Imagine how long the little girl will carry that memory in her head.

It’s no secret that children and young people are impressionable: small moments like these- while they may look mundane on the surface-can actually create a resounding effect, probably changing the trajectory of their lives in a significant way. Handing out a pen in itself is no extraordinary act; yet, when it is done under the right circumstances and with the right intentions, it can bring about real change.

This reminded me of Pakistani education activist and Nobel Peace Prize laureate Malala Yousafzai’s words at the United Nations Assembly:

“…even one book, one pen, one child, and one teacher can change the world”

Change comes when little boys and girls look at people like Rizban and say to themselves, “This is who I want to be when I grow up”. It’s the desire and the conviction to be like the people we look up to.

That’s the power of role models.

This led me to think about the power each one of us holds. Or rather, the power that our actions hold, no matter how big or small.

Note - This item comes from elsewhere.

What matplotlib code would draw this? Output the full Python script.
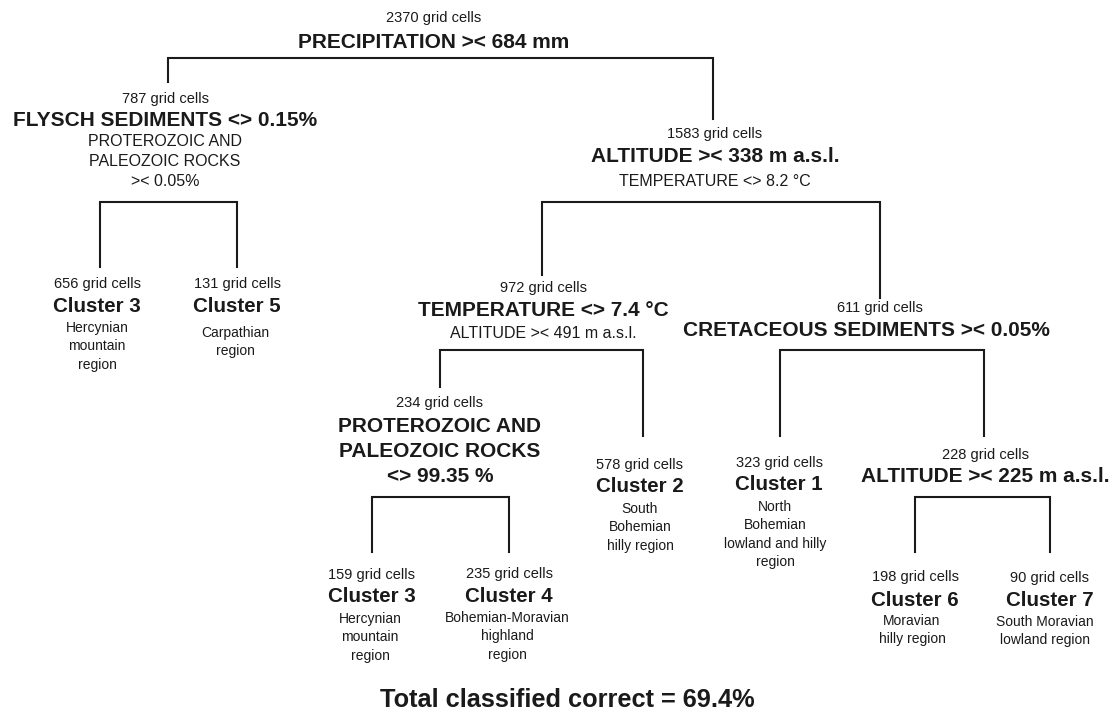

We all have the potential to be role models for others. We may not be famous or wealthy; and we may not be wise or powerful in any conventional sense, but our actions hold the power to help- or harm- people.

In a world that can often feel cold and uncooperative, the smallest kindness extended can feel like an oasis in the desert. And, like a drop that creates a ripple, even one warm smile, one word of encouragement, one helpful nudge in the right direction- or in this case, one pen- can make a difference.

If we stopped to think back in our own lives, we would find our very own oases in the desert: those who altered the courses of our lives in one way or another, those who made us think more deeply about what kind of human beings we want to become and those who showed us new paths we didn’t even know about. I hope everyone was as lucky as I was (and still am) in this respect.

It’s far too easy to dismiss the consequences our actions can have on others. We don’t like knowing that we can have that much influence because it would mean having a certain amount of responsibility in wielding it. So, we often don’t bother thinking about the impact we can create. And other times, we don’t think that we carry that power at all.

Indeed, how Rizban’s story ends is proof enough.

While the team was busy with the vaccination campaign, one of the little girls who had been given a pen searched for Rizban in the crowd and, when she didn’t find her, came up to another public health officer, my old classmate Abraham Haile, and said:

“Where is the lady that gave me the pen? I want to show her what I wrote with it”

So, let’s not leave all the “role modeling” to celebrities and notable people. Let’s look within and challenge ourselves and those around us to be “real models”.

And as for the skeptics, the people who think that they can’t possibly bring any difference with small acts, I would like to share a Hawaiian parable I came across recently in a book entitled Half the Sky: Turning Oppression into Opportunity for Women Worldwide (Nicholas D. Kristof and Sheryl Wudunn, 2009):

A man goes out on the beach and sees that it is covered with starfish that have washed up in the tide. A little boy is walking along, picking them up and throwing them back into the water.

“What are you doing, son?” the man asks. “You see how many starfish there are? You’ll never make a difference”

The boy paused thoughtfully, picked up another starfish and threw it into the ocean and said, “It sure made a difference to that one”.